When Kennedy buttonholed Fentress over lunch near Capitol Hill five years ago and asked him to head up an official oral-history project chronicling his decades in the Senate, Fentress was taken aback, he says. But in retrospect it made sense: He had served on the board of the Robert F. Kennedy Memorial, chairing it for eight of those years and launching, among other initiatives, the RFK Human Rights Award. The oral history is now well under way, being carried out by the esteemed Miller Center at the University of Virginia, which has ample experience working with the biggest of bigfoot politicos, such as Jimmy Carter, Ronald Reagan, Bill Clinton, and George H.W. Bush. “This is the first major oral-history project we’ve done that’s not a former president,” says the Miller Center’s James Sterling Young, who is directing the effort.
The scope of the oral history—including a target of well over 100 hours of interviews with the senator—is unprecedented. But as Kennedy’s health declined, the plan to memorialize him expanded. Kennedy “clearly needed a place to house all his Senate papers and his oral-history tapes,” Fentress says. Ed Schlossberg, who was also involved in the oral history, was pushing hard for a full institute. After a series of board meetings among top FOKs, the call was made, and the wheels began moving on the $50 million facility in Dorchester—also unprecedented for a U.S. senator.
Fentress characterizes his goal of breaking ground on the building this summer as “perhaps ambitious.” While the name Ted Kennedy does tend to open doors (the fundraising operation, spearheaded by former Hill, Holiday boss Jack Connors, is raking in money, and Fentress has been able to easily recruit heavy-hitter pols like former Senators John Warner and Jim Sasser), there’s still, by Fentress’s own admission, “a lot of work ahead.” The board of directors needs to be filled out.

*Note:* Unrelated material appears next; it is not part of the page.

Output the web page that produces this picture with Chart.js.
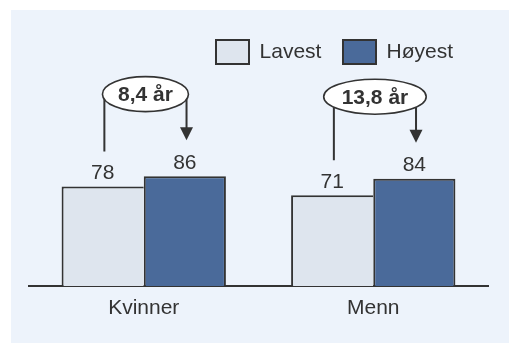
<!DOCTYPE html>
<html>
<head>
<meta charset="utf-8">
<script src="https://cdn.jsdelivr.net/npm/chart.js@4/dist/chart.umd.min.js"></script>
<style>
  html, body { margin: 0; padding: 0; background: #ffffff; }
  #wrap { width: 509px; height: 343px; }
</style>
</head>
<body>
<div id="wrap"><canvas id="c" width="509" height="343"></canvas></div>
<script>
// Forventet levealder, laveste og høyeste gruppe
const categories = ['Kvinner', 'Menn'];
const seriesNames = ['Lavest', 'Høyest'];
const lavest = [78, 71];
const hoyest = [86, 84];
const gapLabels = ['8,4 år', '13,8 år'];

const INK = '#333333';
const FONT = "'Liberation Sans', Arial, sans-serif";

// Light blue panel behind the chart
const panel = {
  id: 'panel',
  beforeDraw(chart) {
    const ctx = chart.ctx;
    ctx.save();
    ctx.fillStyle = '#ffffff';
    ctx.fillRect(0, 0, chart.width, chart.height);
    ctx.fillStyle = '#edf3fb';
    ctx.fillRect(11, 10, chart.width - 11, chart.height - 10);
    ctx.restore();
  }
};

// Keep the legend to the right, but inside the plot width
const legendPlace = {
  id: 'legendPlace',
  afterLayout(chart) {
    chart.legend.right = chart.chartArea.right - 13.4;
  }
};

// Value labels above bars and the gap bubbles with arrows
const annotate = {
  id: 'annotate',
  afterDatasetsDraw(chart) {
    const ctx = chart.ctx;
    const m0 = chart.getDatasetMeta(0);
    const m1 = chart.getDatasetMeta(1);
    ctx.save();
    ctx.fillStyle = INK;
    ctx.font = '21px ' + FONT;
    ctx.textAlign = 'center';
    ctx.textBaseline = 'alphabetic';
    [m0, m1].forEach((meta, d) => {
      const vals = d === 0 ? lavest : hoyest;
      meta.data.forEach((bar, i) => {
        ctx.fillText(String(vals[i]), bar.x, bar.y - 7.5);
      });
    });

    categories.forEach((c, i) => {
      const b0 = m0.data[i], b1 = m1.data[i];
      const xL = b0.x + 1.7, xH = b1.x + 1.7;
      const lowEnd = b0.y - 35;
      const tip = b1.y - 36;
      const cx = (xL + xH) / 2;
      const cy = b1.y - 82;
      ctx.font = 'bold 21px ' + FONT;
      const tw = ctx.measureText(gapLabels[i]).width;
      const rx = Math.max(tw * 0.77, 43);
      const ry = 17.5;

      ctx.strokeStyle = INK;
      ctx.lineWidth = 2;
      ctx.beginPath();
      ctx.moveTo(xL, lowEnd);
      ctx.lineTo(xL, cy);
      ctx.moveTo(xH, cy);
      ctx.lineTo(xH, tip - 12);
      ctx.stroke();

      ctx.fillStyle = INK;
      ctx.beginPath();
      ctx.moveTo(xH - 6.5, tip - 13);
      ctx.lineTo(xH + 6.5, tip - 13);
      ctx.lineTo(xH, tip);
      ctx.closePath();
      ctx.fill();

      ctx.beginPath();
      ctx.ellipse(cx, cy, rx, ry, 0, 0, Math.PI * 2);
      ctx.fillStyle = '#ffffff';
      ctx.fill();
      ctx.lineWidth = 1.6;
      ctx.stroke();

      ctx.fillStyle = INK;
      ctx.textBaseline = 'middle';
      ctx.fillText(gapLabels[i], cx, cy + 1);
      ctx.textBaseline = 'alphabetic';
    });
    ctx.restore();
  }
};

new Chart(document.getElementById('c'), {
  type: 'bar',
  data: {
    labels: categories,
    datasets: [
      {
        label: seriesNames[0],
        data: lavest,
        backgroundColor: '#dee5ee',
        borderColor: INK,
        borderWidth: { top: 2, left: 2, right: 0, bottom: 0 },
        borderSkipped: 'bottom'
      },
      {
        label: seriesNames[1],
        data: hoyest,
        backgroundColor: '#4a6a9a',
        borderColor: INK,
        borderWidth: { top: 2, left: 2, right: 2, bottom: 0 },
        borderSkipped: 'bottom'
      }
    ]
  },
  options: {
    responsive: false,
    animation: false,
    devicePixelRatio: 1,
    layout: { padding: { left: 29, right: 21, top: 18.4, bottom: 12.4 } },
    datasets: {
      bar: { categoryPercentage: 0.716, barPercentage: 1.0 }
    },
    scales: {
      x: {
        z: 1,
        grid: { display: false, drawTicks: false },
        border: { display: true, color: INK, width: 2 },
        ticks: { color: INK, font: { family: FONT, size: 21 }, padding: 9.7 }
      },
      y: {
        display: false,
        min: 0,
        max: 166
      }
    },
    plugins: {
      legend: {
        position: 'top',
        align: 'end',
        labels: {
          color: INK,
          font: { family: FONT, size: 21 },
          boxWidth: 33,
          boxHeight: 24,
          padding: 21.6,
          generateLabels(chart) {
            const items = Chart.defaults.plugins.legend.labels.generateLabels(chart);
            items.forEach(it => { it.lineWidth = 2; it.strokeStyle = INK; });
            return items;
          }
        }
      },
      tooltip: { enabled: false }
    }
  },
  plugins: [panel, legendPlace, annotate]
});
</script>
</body>
</html>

An executive director needs to be hired. The architect needs to be selected. The money needs to keep rolling in. Still, for all the work to be done, Fentress is quick to play down his role in the process. “I’m just helping to launch this thing,” he says. (It’s a sentiment echoed by fellow board member Paul Kirk, a former DNC chairman and Kennedy aide, who notes Fentress’s close attention to detail, efficiency, and congeniality.)
“He’s sort of under the public radar,” says Young. “He’s a very effective person, and very self-effacing in manner, but that helps him get where he got.” It may seem incongruous that an unrelentingly modest man would be tasked with building a president-size monument to a man who was never president, but sometimes the low-key approach is called for. However much he tries to duck the spotlight, though, when the Kennedy Institute opens on Columbia Point, Bostonians will come and check it out, and if it’s any good, they’ll have Lee Fentress to thank. And as far as personal legacies go, that’s not bad. It beats Joe Kleine, anyway.